With this study, RICS provides one of the first evidences to demonstrate that homebuyers are willing to pay more for homes that have been labeled as more energy efficient in the European residential market. Findings are based on data from the Netherlands, one of the first adopters of a certification scheme under the EU Energy Performance in Buildings Directive.
Key findings from the research show:
There is a premium associated with properties that demonstrate high levels of energy efficiency, with a 2.8% higher transaction price for properties with an A, B, or C certificate.
The label price increment varies with the outcome of the label and mostly reflects the financial benefits from lower energy expenses in more energy-efficient buildings.
The initial results show that adoption rate was approximately 25% after the scheme was introduced in the Netherlands, but fell soon after that.

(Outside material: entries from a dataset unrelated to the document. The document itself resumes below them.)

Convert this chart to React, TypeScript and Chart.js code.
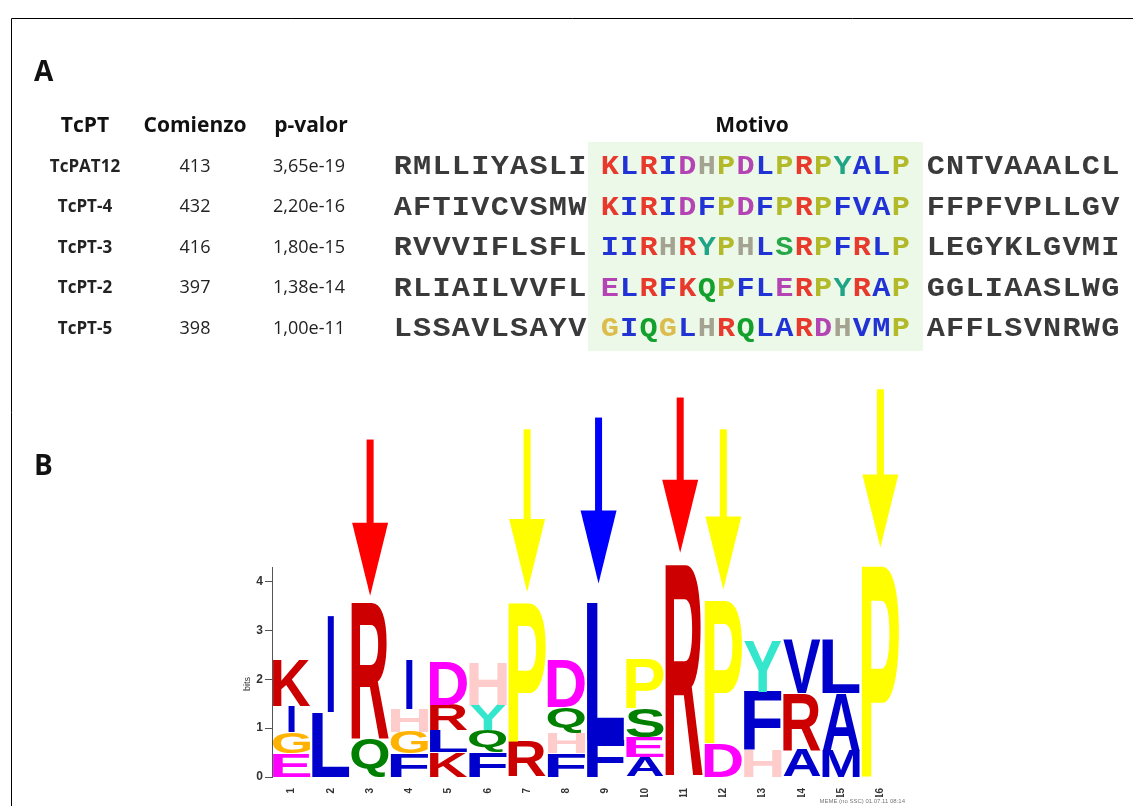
import React, { useEffect, useRef } from 'react';
import { Chart, registerables } from 'chart.js';

Chart.register(...registerables);

// ---------- Panel A: table data ----------
const tableHeaders = ['TcPT', 'Comienzo', 'p-valor', 'Motivo'];
const seqNames = ['TcPAT12', 'TcPT-4', 'TcPT-3', 'TcPT-2', 'TcPT-5'];
const starts = ['413', '432', '416', '397', '398'];
const pValues = ['3,65e-19', '2,20e-16', '1,80e-15', '1,38e-14', '1,00e-11'];
const leftFlanks = ['RMLLIYASLI', 'AFTIVCVSMW', 'RVVVIFLSFL', 'RLIAILVVFL', 'LSSAVLSAYV'];
const motifs = ['KLRIDHPDLPRPYALP', 'KIRIDFPDFPRPFVAP', 'IIRHRYPHLSRPFRLP', 'ELRFKQPFLERPYRAP', 'GIQGLHRQLARDHVMP'];
const rightFlanks = ['CNTVAAALCL', 'FFPFVPLLGV', 'LEGYKLGVMI', 'GGLIAASLWG', 'AFFLSVNRWG'];

// ---------- Panel B: sequence logo (stack layers, bottom -> top) ----------
const positions = ['1', '2', '3', '4', '5', '6', '7', '8', '9', '10', '11', '12', '13', '14', '15', '16'];
const layer1Letters = ['E', 'L', 'Q', 'F', 'K', 'F', 'R', 'F', 'F', 'A', 'R', 'D', 'H', 'A', 'M', 'P'];
const layer1Bits = [0.49, 1.33, 0.78, 0.48, 0.51, 0.51, 0.72, 0.49, 0.76, 0.41, 4.35, 0.70, 0.55, 0.55, 0.55, 4.35];
const layer2Letters = ['G', 'I', 'R', 'G', 'L', 'Q', 'P', 'H', 'L', 'E', '', 'P', 'F', 'R', 'A', ''];
const layer2Bits = [0.44, 1.99, 2.79, 0.45, 0.45, 0.45, 2.85, 0.43, 2.81, 0.41, 0, 2.93, 1.20, 1.17, 1.17, 0];
const layer3Letters = ['I', '', '', 'H', 'R', 'Y', '', 'Q', '', 'S', '', '', 'Y', 'V', 'L', ''];
const layer3Bits = [0.53, 0, 0, 0.47, 0.52, 0.52, 0, 0.52, 0, 0.59, 0, 0, 1.06, 1.09, 1.09, 0];
const layer4Letters = ['K', '', '', 'I', 'D', 'H', '', 'D', '', 'P', '', '', '', '', '', ''];
const layer4Bits = [0.94, 0, 0, 1.0, 0.88, 0.88, 0, 0.96, 0, 0.99, 0, 0, 0, 0, 0, 0];
const yTicks = [0, 1, 2, 3, 4];

// arrows above the logo
const arrowColumns = ['3', '7', '9', '11', '12', '16'];
const arrowTailBits = [6.91, 7.12, 7.36, 7.77, 7.12, 7.94];
const arrowTipBits = [3.71, 3.79, 3.96, 4.59, 3.84, 4.70];
const arrowShift = [0, 0, -0.18, -0.1, 0, 0];
const arrowColors = ['#ff0000', '#ffff00', '#0000ff', '#ff0000', '#ffff00', '#ffff00'];

const footerText = 'MEME (no SSC) 01.07.11 08:14';

// ---------- styles ----------
const SANS = '"Open Sans", "Noto Sans", sans-serif';
const MONO = '"Liberation Mono", "DejaVu Sans Mono", monospace';
const LOGO_FONT = '"Liberation Sans", Arial, sans-serif';

const logoColors: Record<string, string> = {
  A: '#0000cc', C: '#0000cc', F: '#0000cc', I: '#0000cc', L: '#0000cc', V: '#0000cc', W: '#0000cc', M: '#0000cc',
  N: '#008000', Q: '#008000', S: '#008000', T: '#008000',
  D: '#ff00ff', E: '#ff00ff', K: '#cc0000', R: '#cc0000',
  H: '#ffcccc', G: '#ffb300', P: '#ffff00', Y: '#33e6cc',
};
const seqColors: Record<string, string> = {
  K: '#e8392d', R: '#e8392d', L: '#2233d6', I: '#2233d6', F: '#2233d6', V: '#2233d6', A: '#2233d6', M: '#2233d6',
  D: '#b444b4', E: '#b444b4', H: '#a4a290', P: '#b2ba2a', Y: '#1fa585', Q: '#14a02c', S: '#26a848', G: '#dcbc4a',
};

const layers = [
  { letters: layer1Letters, bits: layer1Bits },
  { letters: layer2Letters, bits: layer2Bits },
  { letters: layer3Letters, bits: layer3Bits },
  { letters: layer4Letters, bits: layer4Bits },
];

function drawGlyph(ctx: CanvasRenderingContext2D, ch: string, left: number, top: number, w: number, h: number, color: string) {
  ctx.save();
  ctx.font = `bold 200px ${LOGO_FONT}`;
  ctx.textAlign = 'left';
  ctx.textBaseline = 'alphabetic';
  const m = ctx.measureText(ch);
  const gl = m.actualBoundingBoxLeft;
  const ga = m.actualBoundingBoxAscent;
  const gw = m.actualBoundingBoxLeft + m.actualBoundingBoxRight;
  const gh = m.actualBoundingBoxAscent + m.actualBoundingBoxDescent;
  ctx.translate(left, top);
  ctx.scale(w / gw, h / gh);
  ctx.fillStyle = color;
  ctx.fillText(ch, gl, ga);
  ctx.restore();
}

const figurePlugin = {
  id: 'figure',
  beforeDraw(chart: any) {
    const ctx: CanvasRenderingContext2D = chart.ctx;
    ctx.save();
    ctx.fillStyle = '#ffffff';
    ctx.fillRect(0, 0, chart.width, chart.height);
    // frame
    ctx.strokeStyle = '#000';
    ctx.lineWidth = 1;
    ctx.beginPath();
    ctx.moveTo(11.5, chart.height);
    ctx.lineTo(11.5, 18.5);
    ctx.lineTo(chart.width, 18.5);
    ctx.stroke();

    // panel letters
    ctx.fillStyle = '#111';
    ctx.textAlign = 'left';
    ctx.textBaseline = 'alphabetic';
    ctx.font = `bold 28px ${SANS}`;
    ctx.fillText('A', 34, 81);
    ctx.fillText('B', 34, 475);

    // headers
    ctx.font = `bold 21px ${SANS}`;
    ctx.textAlign = 'center';
    const headerX = [85, 195, 311, 752];
    tableHeaders.forEach((t, i) => ctx.fillText(t, headerX[i], 132));

    // motif background
    ctx.fillStyle = '#ecf8e8';
    ctx.fillRect(588, 142, 335, 209);

    const rowY0 = 165;
    const rowStep = 40.6;
    for (let r = 0; r < seqNames.length; r++) {
      const cy = rowY0 + r * rowStep;
      ctx.fillStyle = '#222';
      ctx.textAlign = 'center';
      ctx.font = `bold 17px ${SANS}`;
      ctx.fillText(seqNames[r], 85, cy + 6.5);
      ctx.font = `18px ${SANS}`;
      ctx.fillText(starts[r], 195, cy + 6.5);
      ctx.fillText(pValues[r], 309, cy + 6.5);

      const pitch = 19.4;
      const blocks = [
        { s: leftFlanks[r], x0: 393, colored: false },
        { s: motifs[r], x0: 600, colored: true },
        { s: rightFlanks[r], x0: 926, colored: false },
      ];
      ctx.font = `bold 27px ${MONO}`;
      blocks.forEach((b) => {
        for (let i = 0; i < b.s.length; i++) {
          const ch = b.s[i];
          const cx = b.x0 + (i + 0.5) * pitch;
          ctx.save();
          ctx.translate(cx, cy + 9);
          ctx.scale(1.12, 1);
          ctx.fillStyle = b.colored ? (seqColors[ch] || '#333') : '#3a3a3a';
          ctx.fillText(ch, 0, 0);
          ctx.restore();
        }
      });
    }
    ctx.restore();
  },
  afterDatasetsDraw(chart: any) {
    const ctx: CanvasRenderingContext2D = chart.ctx;
    chart.data.datasets.forEach((ds: any, di: number) => {
      const meta = chart.getDatasetMeta(di);
      meta.data.forEach((el: any, j: number) => {
        const ch = ds.letters[j];
        if (!ch) return;
        const { x, y, base, width } = el.getProps(['x', 'y', 'base', 'width'], true);
        const top = Math.min(y, base);
        const h = Math.abs(base - y);
        if (h < 1) return;
        let w = width - 2;
        if (ch === 'I') w = width * 0.16;
        drawGlyph(ctx, ch, x - w / 2, top, w, h, logoColors[ch] || '#000');
      });
    });
  },
  afterDraw(chart: any) {
    const ctx: CanvasRenderingContext2D = chart.ctx;
    const xs = chart.scales.x;
    const ys = chart.scales.y;
    const band = (xs.right - xs.left) / positions.length;
    ctx.save();
    arrowColumns.forEach((col, i) => {
      const idx = positions.indexOf(col);
      const x = xs.getPixelForValue(idx) + arrowShift[i] * band;
      const yTail = ys.getPixelForValue(arrowTailBits[i]);
      const yTip = ys.getPixelForValue(arrowTipBits[i]);
      const headLen = 73;
      const yHead = yTip - headLen;
      ctx.fillStyle = arrowColors[i];
      ctx.fillRect(x - 3.5, yTail, 7, yHead - yTail + 2);
      ctx.beginPath();
      ctx.moveTo(x - 18, yHead);
      ctx.lineTo(x + 18, yHead);
      ctx.lineTo(x, yTip);
      ctx.closePath();
      ctx.fill();
    });
    // y-axis title
    ctx.fillStyle = '#333';
    ctx.font = `9px ${LOGO_FONT}`;
    ctx.textAlign = 'center';
    ctx.textBaseline = 'middle';
    ctx.translate(248, (ys.top + ys.bottom) / 2 + 12);
    ctx.rotate(-Math.PI / 2);
    ctx.fillText('bits', 0, 0);
    ctx.restore();
    ctx.save();
    ctx.fillStyle = '#777';
    ctx.font = `6px ${LOGO_FONT}`;
    ctx.textAlign = 'right';
    ctx.textBaseline = 'alphabetic';
    ctx.fillText(footerText, 905, 803);
    ctx.restore();
  },
};

export default function App() {
  const ref = useRef<HTMLCanvasElement>(null);
  useEffect(() => {
    if (!ref.current) return;
    const chart = new Chart(ref.current, {
      type: 'bar',
      data: {
        labels: positions,
        datasets: layers.map((l, i) => ({
          label: `layer${i + 1}`,
          data: l.bits,
          letters: l.letters,
          backgroundColor: 'rgba(0,0,0,0)',
          borderWidth: 0,
          barPercentage: 1,
          categoryPercentage: 1,
        })) as any,
      },
      options: {
        responsive: false,
        animation: false,
        events: [],
        layout: { padding: { left: 232, right: 233, top: 567, bottom: 9 } },
        plugins: { legend: { display: false }, tooltip: { enabled: false } },
        scales: {
          x: {
            stacked: true,
            offset: true,
            grid: { display: false },
            border: { display: false },
            ticks: {
              minRotation: 90,
              maxRotation: 90,
              padding: 3,
              color: '#333',
              font: { family: LOGO_FONT, weight: 'bold', size: 10 },
            },
            afterFit: (s: any) => { s.height = 20; },
          },
          y: {
            stacked: true,
            min: 0,
            max: 4.3,
            afterBuildTicks: (s: any) => { s.ticks = yTicks.map((v) => ({ value: v })); },
            ticks: {
              color: '#333',
              padding: 2,
              font: { family: LOGO_FONT, weight: 'bold', size: 12 },
            },
            grid: { display: true, drawOnChartArea: false, drawTicks: true, tickLength: 7, color: '#555' },
            border: { display: true, color: '#555', width: 1 },
            afterFit: (s: any) => { s.width = 40; },
          },
        },
      },
      plugins: [figurePlugin],
    } as any);
    return () => chart.destroy();
  }, []);
  return (
    <div style={{ position: 'fixed', left: 0, top: 0, width: 1133, height: 806, background: '#fff' }}>
      <canvas ref={ref} width={1133} height={806} style={{ display: 'block', width: 1133, height: 806 }} />
    </div>
  );
}
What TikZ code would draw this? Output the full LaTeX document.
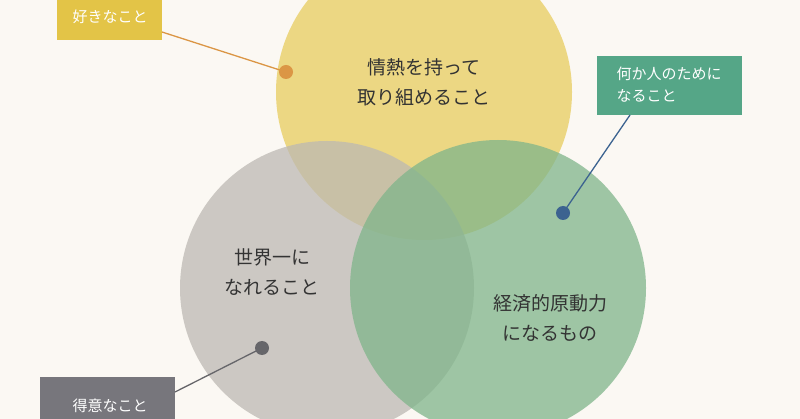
\documentclass[tikz,border=0pt]{standalone}
\usepackage{fontspec}
\setmainfont{Noto Sans CJK JP}
\definecolor{bg}{HTML}{FBF8F3}
\definecolor{cy}{HTML}{E8CC5E}
\definecolor{cg}{HTML}{BDB9B3}
\definecolor{cgr}{HTML}{7FB58A}
\definecolor{by}{HTML}{E3C447}
\definecolor{bgr}{HTML}{55A687}
\definecolor{bgy}{HTML}{77767C}
\definecolor{lo}{HTML}{DB9645}
\definecolor{lb}{HTML}{3C6390}
\definecolor{lg}{HTML}{66666A}
\tikzset{x=1pt,y=-1pt,
 circ/.style={fill opacity=0.75,draw=none},
 ctext/.style={align=center,font=\fontsize{19}{30}\selectfont,text=black!80},
 lbl/.style={font=\fontsize{15}{22}\selectfont,text=white,align=left,inner sep=0pt},
 lead/.style={line width=1.3pt},
 dotm/.style={circle,inner sep=0pt,minimum size=14pt}}
\begin{document}
\begin{tikzpicture}
\fill[bg] (0,0) rectangle (800,419);
\useasboundingbox (0,0) rectangle (800,419);
\fill[cy,circ] (424,92) circle (148);
\fill[cg,circ] (327,288) circle (147);
\fill[cgr,circ] (498,288) circle (148);
\node[ctext] (t1) at (424,82) {情熱を持って\\取り組めること};
\node[ctext] (t2) at (272,272) {世界一に\\なれること};
\node[ctext] (t3) at (550,318) {経済的原動力\\になるもの};
% labels
\fill[by] (57,-2) rectangle (162,40);
\node[lbl,text=white] (l1) at (110,17) {好きなこと};
\fill[bgr] (597,56) rectangle (742,115);
\node[lbl] (l2) at (669,85) {何か人のために\\なること};
\fill[bgy] (40,377) rectangle (175,422);
\node[lbl] (l3) at (110,406) {得意なこと};
\node[dotm,fill=lo] (d1) at (286,72) {};
\node[dotm,fill=lb] (d2) at (563,213) {};
\node[dotm,fill=lg] (d3) at (262,348) {};
\coordinate (e1) at (162,32);
\coordinate (e2) at (630,115);
\coordinate (e3) at (175,392);
\draw[lead,lo] (e1) -- (d1.center);
\draw[lead,lb] (e2) -- (d2.center);
\draw[lead,lg] (e3) -- (d3.center);
\end{tikzpicture}
\end{document}
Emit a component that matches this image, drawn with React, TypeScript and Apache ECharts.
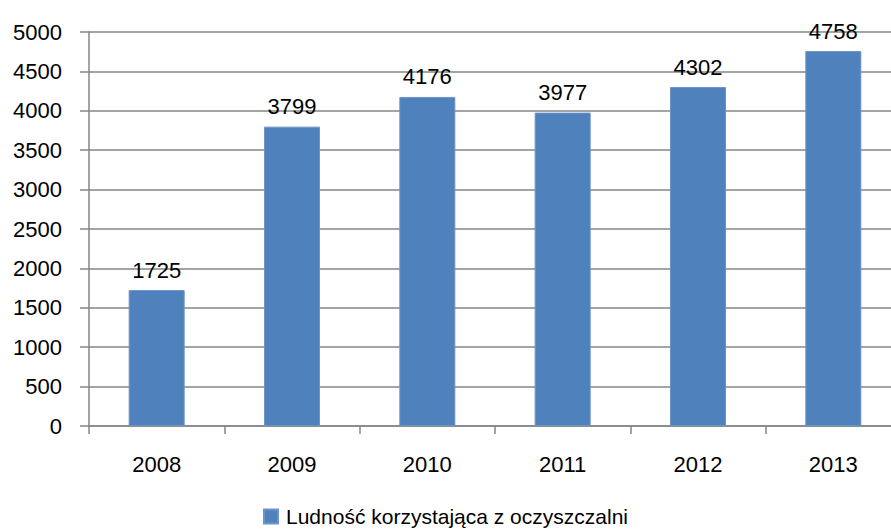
import React, { useEffect, useRef } from "react";
import * as echarts from "echarts";

const categories = ["2008", "2009", "2010", "2011", "2012", "2013"];
const values = [1725, 3799, 4176, 3977, 4302, 4758];
const seriesName = "Ludność korzystająca z oczyszczalni";

const FONT = "'Liberation Sans', Arial, sans-serif";

export default function App() {
  const ref = useRef<HTMLDivElement>(null);
  useEffect(() => {
    if (!ref.current) return;
    const chart = echarts.init(ref.current, null, { renderer: "svg" });
    chart.setOption({
      animation: false,
      backgroundColor: "#ffffff",
      textStyle: { fontFamily: FONT },
      grid: { left: 89, top: 32, bottom: 106, right: 0, containLabel: false },
      legend: {
        data: [seriesName],
        left: 263,
        top: 506,
        padding: 0,
        itemWidth: 14,
        itemHeight: 14,
        icon: "rect",
        textStyle: { fontFamily: FONT, fontSize: 21, color: "#000", padding: [0, 0, 0, 3] },
      },
      xAxis: {
        type: "category",
        data: categories,
        axisLine: { lineStyle: { color: "#868686", width: 1.5 } },
        axisTick: { show: true, length: 8, alignWithLabel: false, lineStyle: { color: "#868686", width: 1.5 } },
        axisLabel: { margin: 27, fontSize: 22, color: "#000", fontFamily: FONT },
        splitLine: { show: false },
      },
      yAxis: {
        type: "value",
        min: 0,
        max: 5000,
        interval: 500,
        axisLine: { show: true, lineStyle: { color: "#868686", width: 1.5 } },
        axisTick: { show: true, length: 9, lineStyle: { color: "#868686", width: 1.5 } },
        axisLabel: {
          margin: 27,
          fontSize: 22,
          color: "#000",
          fontFamily: FONT,
          formatter: (v: number) => String(v),
        },
        splitLine: { show: true, lineStyle: { color: "#868686", width: 1.5 } },
      },
      series: [
        {
          name: seriesName,
          type: "bar",
          data: values,
          barWidth: 56,
          itemStyle: { color: "#4F81BD", borderColor: "#6B94C8", borderWidth: 1 },
          label: {
            show: true,
            position: "top",
            distance: 9,
            fontSize: 22,
            color: "#000",
            fontFamily: FONT,
          },
        },
      ],
    });
    return () => chart.dispose();
  }, []);
  return (
    <div style={{ width: 891, height: 532, position: "absolute", left: 0, top: 0, overflow: "hidden", background: "#fff" }}>
      <div ref={ref} style={{ width: 901, height: 532, position: "absolute", left: 0, top: 0 }} />
    </div>
  );
}
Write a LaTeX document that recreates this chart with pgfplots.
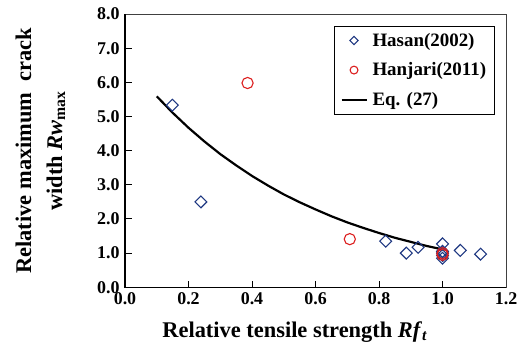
\documentclass[border=0pt]{standalone}
\usepackage{fontspec}
\setmainfont{Liberation Serif}
\usepackage{pgfplots}
\pgfplotsset{compat=1.18}
\definecolor{hasanblue}{RGB}{31,56,130}
\definecolor{hanjarired}{RGB}{220,30,30}
% legend images: small marks centred in a 25bp wide slot, line spanning it
\pgfplotsset{
  markleg/.style={legend image code/.code={%
    \path[draw=none] (0bp,0bp) -- (29bp,0bp);
    \draw[##1, only marks, every mark/.append style={scale=0.7}] plot coordinates {(12.5bp,0bp)};}},
  lineleg/.style={legend image code/.code={%
    \path[draw=none] (0bp,0bp) -- (29bp,0bp);
    \draw[##1] (0bp,0bp) -- (25bp,0bp);}},
}

\begin{document}
\begin{tikzpicture}[x=1bp,y=1bp]
\path[use as bounding box] (0,0) rectangle (518,356);
\begin{axis}[
  at={(125bp,68.7bp)}, anchor=south west,
  scale only axis, width=381bp, height=273.3bp,
  xmin=0, xmax=1.2, ymin=0, ymax=8,
  xtick={0,0.2,0.4,0.6,0.8,1.0,1.2},
  ytick={0,1,2,3,4,5,6,7,8},
  xtick pos=left, ytick pos=left,
  tick align=inside,
  major tick length=6.5bp,
  tick style={black, line width=1pt},
  axis line style={black!75, line width=0.8pt},
  ticklabel style={font=\fontsize{18}{18}\selectfont\bfseries},
  /pgf/number format/.cd, fixed, fixed zerofill, precision=1, assume math mode=true,
  /pgfplots/.cd,
  xticklabel style={yshift=-2bp},
  yticklabel style={xshift=-2bp},
  xlabel={Relative tensile strength \textit{Rf}\textsubscript{\textit{t}}},
  xlabel style={font=\fontsize{22.5}{22.5}\selectfont\bfseries, at={(axis description cs:0.446,-0.165)}, anchor=center},
  ylabel={Relative maximum\ \ crack\\width \textit{Rw}\textsubscript{max}},
  ylabel style={font=\fontsize{22.5}{31}\selectfont\bfseries, align=center, at={(axis description cs:-0.222,0.5)}, anchor=center},
  legend style={at={(axis description cs:0.5486,0.957)}, anchor=north west,
    draw=black, line width=0.8pt, font=\fontsize{19}{19}\selectfont\bfseries,
    inner xsep=6bp, inner ysep=5bp, row sep=11bp, legend cell align=left},
  clip=false,
]
% frame: thick left and bottom axis lines
\draw[black, line width=1.6pt] (rel axis cs:0,1) -- (rel axis cs:0,0) -- (rel axis cs:1,0);

% Hasan (2002)
\addplot[only marks, mark=square, mark size=4.2bp, mark options={rotate=45, draw=hasanblue, line width=1.1pt}, markleg]
coordinates {
(0.149,5.33) (0.239,2.50) (0.821,1.35) (0.886,1.00) (0.923,1.17)
(1.000,1.27) (1.000,1.05) (1.000,1.00) (1.000,0.93) (1.000,0.85)
(1.056,1.08) (1.120,0.97)
};
\addlegendentry{Hasan(2002)}

% Hanjari (2011)
\addplot[only marks, mark=o, mark size=5.6bp, mark options={draw=hanjarired, line width=1.1pt}, markleg]
coordinates {
(0.386,5.98) (0.708,1.41) (1.000,1.00) (1.000,0.95)
};
\addlegendentry{Hanjari(2011)}

% Eq. (27)
\addplot[black, line width=2.2pt, mark=none, lineleg]
coordinates {
(0.10,5.59) (0.15,5.11) (0.20,4.67) (0.25,4.27) (0.30,3.90) (0.35,3.57)
(0.40,3.26) (0.45,2.98) (0.50,2.72) (0.55,2.49) (0.60,2.28) (0.65,2.08)
(0.70,1.90) (0.75,1.74) (0.80,1.59) (0.85,1.45) (0.90,1.33) (0.95,1.21)
(1.00,1.11)
};
\addlegendentry{Eq. (27)}
\end{axis}
\end{tikzpicture}
\end{document}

The propensity to certify a property increases in high density neighborhoods, where average monthly income is low, and where voting for 'green' political parties is more common
There also seems to be a higher uptake of certification in areas of weak market demand, suggesting that energy performance certificates are regarded as an aid to marketing and selling a property.
Michaela Holl, Policy officer at the European Commission, DG-Energy said: "The European Commission welcomes this study as the first empirical work carried out on the residential sector in Europe and the first one that could demonstrate empirically the positive impact of the energy performance certificate.
If property owners can expect a green premium on their transaction price and value of their property (and a premium of 2.8 % is actually not negligible in this respect), it can be a real incentive to invest into an energy efficiency refurbishment. The European Commission hopes that similar evaluations can be carried out soon also in other EU countries to broaden and consolidate the evidence."
According to Dirk Brounen, Professor of Finance and Real Estate at the Erasmus University, in the Netherlands: "Providing feedback to private consumers with respect to their energy consumption is an effective 'nudge' to improve energy efficiency. Empirical evidence regarding the implementation and valuation of energy labels is limited and the lack of information creates uncertainty among private consumers."